--- Begin ---
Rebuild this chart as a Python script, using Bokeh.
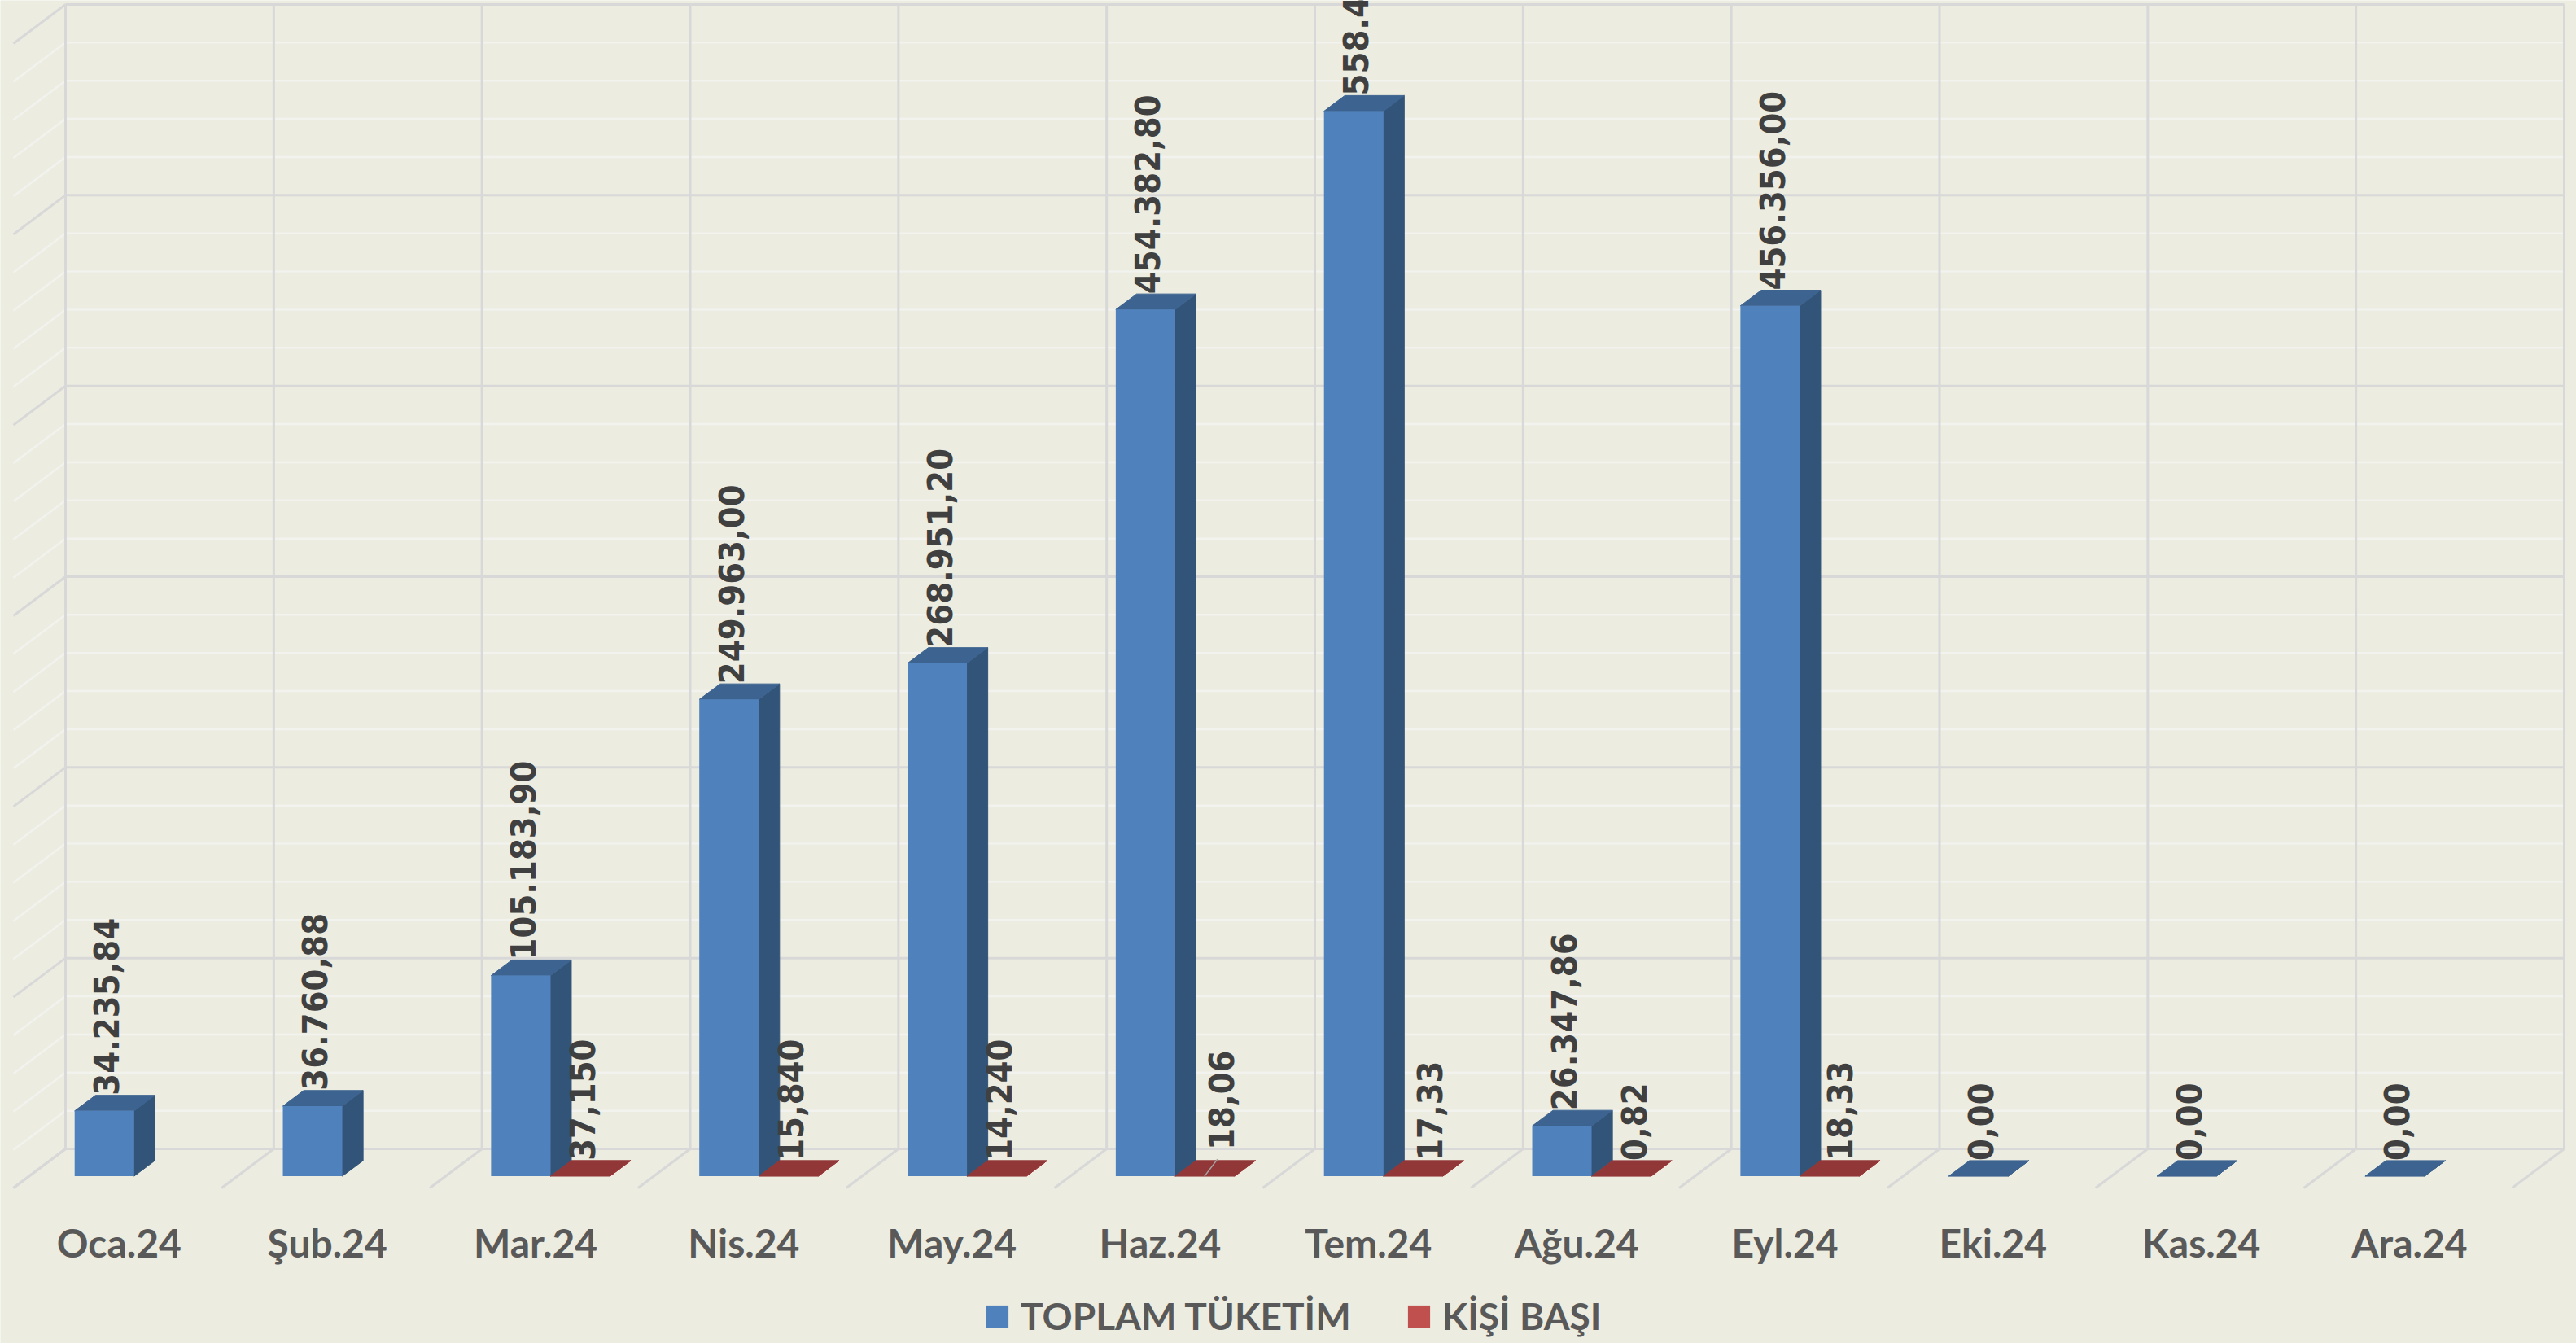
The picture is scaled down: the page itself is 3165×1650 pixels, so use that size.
from bokeh.plotting import figure
from bokeh.embed import file_html
from bokeh.resources import INLINE
from bokeh.models import Range1d, LinearAxis, FixedTicker, Legend, LegendItem
from bokeh.core.properties import value
import math

# ---------- data ----------
months = ["Oca.24", "Şub.24", "Mar.24", "Nis.24", "May.24", "Haz.24", "Tem.24",
          "Ağu.24", "Eyl.24", "Eki.24", "Kas.24", "Ara.24"]
toplam = [34235.84, 36760.88, 105183.90, 249963.00, 268951.20, 454382.80,
          558400.00, 26347.86, 456356.00, 0.0, 0.0, 0.0]
toplam_labels = ["34.235,84", "36.760,88", "105.183,90", "249.963,00", "268.951,20",
                 "454.382,80", "558.4", "26.347,86", "456.356,00", "0,00", "0,00", "0,00"]
kisi = [None, None, 37.150, 15.840, 14.240, 18.06, 17.33, 0.82, 18.33, None, None, None]
kisi_labels = ["", "", "37,150", "15,840", "14,240", "18,06", "17,33", "0,82", "18,33", "", "", ""]
series_names = ["TOPLAM TÜKETİM", "KİŞİ BAŞI"]
y_max = 600000
major_step = 100000
minor_step = 20000

# ---------- page geometry / 3D projection ----------
W, H = 3165, 1650
PX_X = (3150 - 80) / 12           # px per category
PX_Y = (1411 - 5) / y_max         # px per value unit
DEPTH_X = -64 / PX_X              # whole floor depth in category units
DEPTH_Y = -48 / PX_Y              # whole floor depth in value units
D_FRONT, D_BACK = 0.70, 0.30      # bar depth positions on the floor
BAR_W = 73 / PX_X
BAR_OFF = 56 / PX_X

BG = "#ECECE0"
MAJOR = "#D8D8D8"
MINOR = "#F2F2EE"
BLUE, BLUE_SIDE, BLUE_TOP = "#4F81BD", "#325479", "#3D6390"
RED, RED_TOP = "#C0504D", "#923738"
LABEL = "#404040"
AXIS_TXT = "#595959"

p = figure(width=W, height=H, output_backend="svg", toolbar_location=None,
           x_range=Range1d(-80 / PX_X, (W - 80) / PX_X),
           y_range=Range1d(-(H - 1411) / PX_Y, y_max + 5 / PX_Y),
           background_fill_color=BG, border_fill_color=BG,
           outline_line_color=None, min_border=0, x_axis_type=None, y_axis_type=None)
p.grid.visible = False


def proj(x, v, d):
    return x + d * DEPTH_X, v + d * DEPTH_Y


# ---------- walls ----------
n = len(months)
minor_vals = [v for v in range(0, y_max + 1, minor_step) if v % major_step]
major_vals = list(range(0, y_max + 1, major_step))

for vals, col, w in ((minor_vals, MINOR, 2.5), (major_vals, MAJOR, 3)):
    p.multi_line([[0, n] for _ in vals], [[v, v] for v in vals], line_color=col, line_width=w)
    p.multi_line([[0, proj(0, v, 1)[0]] for v in vals],
                 [[v, proj(0, v, 1)[1]] for v in vals], line_color=col, line_width=w)
p.multi_line([[i, i] for i in range(n + 1)], [[0, y_max] for _ in range(n + 1)],
             line_color=MAJOR, line_width=3)
p.multi_line([[i, proj(i, 0, 1)[0]] for i in range(n + 1)],
             [[0, proj(i, 0, 1)[1]] for i in range(n + 1)],
             line_color=MAJOR, line_width=3)


# ---------- 3D bars ----------
def bar_faces(i, slot, v):
    x0 = i + BAR_OFF + slot * BAR_W
    x1 = x0 + BAR_W
    fl, fb = proj(x0, 0, D_FRONT)
    fr, ft = proj(x1, v, D_FRONT)
    bl, bb = proj(x0, 0, D_BACK)
    br, bt = proj(x1, v, D_BACK)
    return dict(fl=fl, fr=fr, fb=fb, ft=ft, bl=bl, br=br, bb=bb, bt=bt)


def draw_series(slot, values, front, side, top):
    idx = [i for i, v in enumerate(values) if v is not None]
    F = [bar_faces(i, slot, values[i]) for i in idx]
    p.patches([[f["fr"], f["br"], f["br"], f["fr"]] for f in F],
              [[f["fb"], f["bb"], f["bt"], f["ft"]] for f in F],
              fill_color=side, line_color=side, line_width=1)
    p.patches([[f["fl"], f["fr"], f["br"], f["bl"]] for f in F],
              [[f["ft"], f["ft"], f["bt"], f["bt"]] for f in F],
              fill_color=top, line_color=top, line_width=1)
    return p.quad(left=[f["fl"] for f in F], right=[f["fr"] for f in F],
                  bottom=[f["fb"] for f in F], top=[f["ft"] for f in F],
                  fill_color=front, line_color=None)


r_blue = draw_series(0, toplam, BLUE, BLUE_SIDE, BLUE_TOP)
r_red = draw_series(1, kisi, RED, RED, RED_TOP)

# leader line of the moved "18,06" label
haz = bar_faces(5, 1, kisi[5])
p.line([haz["fl"] + 36 / PX_X, haz["fl"] + 52 / PX_X],
       [haz["fb"], haz["fb"] + 21 / PX_Y], line_color="#A6A6A6", line_width=1.5)

# ---------- data labels ----------
LBL_FONT = value("DejaVu Sans Condensed")
LBL_SIZE = "43px"
base_dx = 39 / PX_X
# hand-moved labels in the original: slot, category -> (dx px, dy px)
nudge = {(1, 5): (18, 13), (1, 6): (18, 0), (1, 7): (13, 0), (1, 8): (10, 0)}


def draw_labels(slot, values, labels):
    xs, ys, ts = [], [], []
    for i, (v, t) in enumerate(zip(values, labels)):
        if v is None or not t:
            continue
        f = bar_faces(i, slot, v)
        dx, dy = nudge.get((slot, i), (0, 0))
        xs.append(f["fl"] + base_dx + dx / PX_X)
        ys.append(f["bt"] + dy / PX_Y)
        ts.append(t)
    p.text(xs, ys, text=ts, angle=math.pi / 2, text_font=LBL_FONT, text_font_size=LBL_SIZE,
           text_font_style="bold", text_color=LABEL, text_align="left",
           text_baseline="alphabetic")


draw_labels(0, toplam, toplam_labels)
draw_labels(1, kisi, kisi_labels)

# ---------- category axis ----------
tick_x = [i + 0.5 + DEPTH_X * 0.97 for i in range(n)]
xax = LinearAxis(ticker=FixedTicker(ticks=tick_x),
                 major_label_overrides={t: m for t, m in zip(tick_x, months)},
                 fixed_location=-(1491 - 1411) / PX_Y,
                 axis_line_color=None, major_tick_line_color=None, minor_tick_line_color=None,
                 major_label_text_font="Lato", major_label_text_font_style="bold",
                 major_label_text_font_size="48px", major_label_text_color=AXIS_TXT,
                 major_label_standoff=0, major_label_orientation="horizontal")
p.add_layout(xax, "below")

# ---------- legend ----------
legend = Legend(items=[LegendItem(label=series_names[0], renderers=[r_blue]),
                       LegendItem(label=series_names[1], renderers=[r_red])],
                orientation="horizontal", location=(1208, 6),
                background_fill_alpha=0, border_line_alpha=0, margin=0, padding=0,
                glyph_width=34, glyph_height=34, label_standoff=12, spacing=66,
                label_text_font="Lato", label_text_font_style="bold",
                label_text_font_size="46px", label_text_color=AXIS_TXT)
p.add_layout(legend, "center")

open("out.html", "w").write(file_html(p, INLINE))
--- End ---
• [WHAT YOU WILL DO]:
Output the data exactly. Pictures don't belong in the result.

• [ANSWER TO THE EXERCISE]:
Rebuild this chart as a Python script, using Bokeh.
The picture is scaled down: the page itself is 3165×1650 pixels, so use that size.
from bokeh.plotting import figure
from bokeh.embed import file_html
from bokeh.resources import INLINE
from bokeh.models import Range1d, LinearAxis, FixedTicker, Legend, LegendItem
from bokeh.core.properties import value
import math

# ---------- data ----------
months = ["Oca.24", "Şub.24", "Mar.24", "Nis.24", "May.24", "Haz.24", "Tem.24",
          "Ağu.24", "Eyl.24", "Eki.24", "Kas.24", "Ara.24"]
toplam = [34235.84, 36760.88, 105183.90, 249963.00, 268951.20, 454382.80,
          558400.00, 26347.86, 456356.00, 0.0, 0.0, 0.0]
toplam_labels = ["34.235,84", "36.760,88", "105.183,90", "249.963,00", "268.951,20",
                 "454.382,80", "558.4", "26.347,86", "456.356,00", "0,00", "0,00", "0,00"]
kisi = [None, None, 37.150, 15.840, 14.240, 18.06, 17.33, 0.82, 18.33, None, None, None]
kisi_labels = ["", "", "37,150", "15,840", "14,240", "18,06", "17,33", "0,82", "18,33", "", "", ""]
series_names = ["TOPLAM TÜKETİM", "KİŞİ BAŞI"]
y_max = 600000
major_step = 100000
minor_step = 20000

# ---------- page geometry / 3D projection ----------
W, H = 3165, 1650
PX_X = (3150 - 80) / 12           # px per category
PX_Y = (1411 - 5) / y_max         # px per value unit
DEPTH_X = -64 / PX_X              # whole floor depth in category units
DEPTH_Y = -48 / PX_Y              # whole floor depth in value units
D_FRONT, D_BACK = 0.70, 0.30      # bar depth positions on the floor
BAR_W = 73 / PX_X
BAR_OFF = 56 / PX_X

BG = "#ECECE0"
MAJOR = "#D8D8D8"
MINOR = "#F2F2EE"
BLUE, BLUE_SIDE, BLUE_TOP = "#4F81BD", "#325479", "#3D6390"
RED, RED_TOP = "#C0504D", "#923738"
LABEL = "#404040"
AXIS_TXT = "#595959"

p = figure(width=W, height=H, output_backend="svg", toolbar_location=None,
           x_range=Range1d(-80 / PX_X, (W - 80) / PX_X),
           y_range=Range1d(-(H - 1411) / PX_Y, y_max + 5 / PX_Y),
           background_fill_color=BG, border_fill_color=BG,
           outline_line_color=None, min_border=0, x_axis_type=None, y_axis_type=None)
p.grid.visible = False


def proj(x, v, d):
    return x + d * DEPTH_X, v + d * DEPTH_Y


# ---------- walls ----------
n = len(months)
minor_vals = [v for v in range(0, y_max + 1, minor_step) if v % major_step]
major_vals = list(range(0, y_max + 1, major_step))

for vals, col, w in ((minor_vals, MINOR, 2.5), (major_vals, MAJOR, 3)):
    p.multi_line([[0, n] for _ in vals], [[v, v] for v in vals], line_color=col, line_width=w)
    p.multi_line([[0, proj(0, v, 1)[0]] for v in vals],
                 [[v, proj(0, v, 1)[1]] for v in vals], line_color=col, line_width=w)
p.multi_line([[i, i] for i in range(n + 1)], [[0, y_max] for _ in range(n + 1)],
             line_color=MAJOR, line_width=3)
p.multi_line([[i, proj(i, 0, 1)[0]] for i in range(n + 1)],
             [[0, proj(i, 0, 1)[1]] for i in range(n + 1)],
             line_color=MAJOR, line_width=3)


# ---------- 3D bars ----------
def bar_faces(i, slot, v):
    x0 = i + BAR_OFF + slot * BAR_W
    x1 = x0 + BAR_W
    fl, fb = proj(x0, 0, D_FRONT)
    fr, ft = proj(x1, v, D_FRONT)
    bl, bb = proj(x0, 0, D_BACK)
    br, bt = proj(x1, v, D_BACK)
    return dict(fl=fl, fr=fr, fb=fb, ft=ft, bl=bl, br=br, bb=bb, bt=bt)


def draw_series(slot, values, front, side, top):
    idx = [i for i, v in enumerate(values) if v is not None]
    F = [bar_faces(i, slot, values[i]) for i in idx]
    p.patches([[f["fr"], f["br"], f["br"], f["fr"]] for f in F],
              [[f["fb"], f["bb"], f["bt"], f["ft"]] for f in F],
              fill_color=side, line_color=side, line_width=1)
    p.patches([[f["fl"], f["fr"], f["br"], f["bl"]] for f in F],
              [[f["ft"], f["ft"], f["bt"], f["bt"]] for f in F],
              fill_color=top, line_color=top, line_width=1)
    return p.quad(left=[f["fl"] for f in F], right=[f["fr"] for f in F],
                  bottom=[f["fb"] for f in F], top=[f["ft"] for f in F],
                  fill_color=front, line_color=None)


r_blue = draw_series(0, toplam, BLUE, BLUE_SIDE, BLUE_TOP)
r_red = draw_series(1, kisi, RED, RED, RED_TOP)

# leader line of the moved "18,06" label
haz = bar_faces(5, 1, kisi[5])
p.line([haz["fl"] + 36 / PX_X, haz["fl"] + 52 / PX_X],
       [haz["fb"], haz["fb"] + 21 / PX_Y], line_color="#A6A6A6", line_width=1.5)

# ---------- data labels ----------
LBL_FONT = value("DejaVu Sans Condensed")
LBL_SIZE = "43px"
base_dx = 39 / PX_X
# hand-moved labels in the original: slot, category -> (dx px, dy px)
nudge = {(1, 5): (18, 13), (1, 6): (18, 0), (1, 7): (13, 0), (1, 8): (10, 0)}


def draw_labels(slot, values, labels):
    xs, ys, ts = [], [], []
    for i, (v, t) in enumerate(zip(values, labels)):
        if v is None or not t:
            continue
        f = bar_faces(i, slot, v)
        dx, dy = nudge.get((slot, i), (0, 0))
        xs.append(f["fl"] + base_dx + dx / PX_X)
        ys.append(f["bt"] + dy / PX_Y)
        ts.append(t)
    p.text(xs, ys, text=ts, angle=math.pi / 2, text_font=LBL_FONT, text_font_size=LBL_SIZE,
           text_font_style="bold", text_color=LABEL, text_align="left",
           text_baseline="alphabetic")


draw_labels(0, toplam, toplam_labels)
draw_labels(1, kisi, kisi_labels)

# ---------- category axis ----------
tick_x = [i + 0.5 + DEPTH_X * 0.97 for i in range(n)]
xax = LinearAxis(ticker=FixedTicker(ticks=tick_x),
                 major_label_overrides={t: m for t, m in zip(tick_x, months)},
                 fixed_location=-(1491 - 1411) / PX_Y,
                 axis_line_color=None, major_tick_line_color=None, minor_tick_line_color=None,
                 major_label_text_font="Lato", major_label_text_font_style="bold",
                 major_label_text_font_size="48px", major_label_text_color=AXIS_TXT,
                 major_label_standoff=0, major_label_orientation="horizontal")
p.add_layout(xax, "below")

# ---------- legend ----------
legend = Legend(items=[LegendItem(label=series_names[0], renderers=[r_blue]),
                       LegendItem(label=series_names[1], renderers=[r_red])],
                orientation="horizontal", location=(1208, 6),
                background_fill_alpha=0, border_line_alpha=0, margin=0, padding=0,
                glyph_width=34, glyph_height=34, label_standoff=12, spacing=66,
                label_text_font="Lato", label_text_font_style="bold",
                label_text_font_size="46px", label_text_color=AXIS_TXT)
p.add_layout(legend, "center")

open("out.html", "w").write(file_html(p, INLINE))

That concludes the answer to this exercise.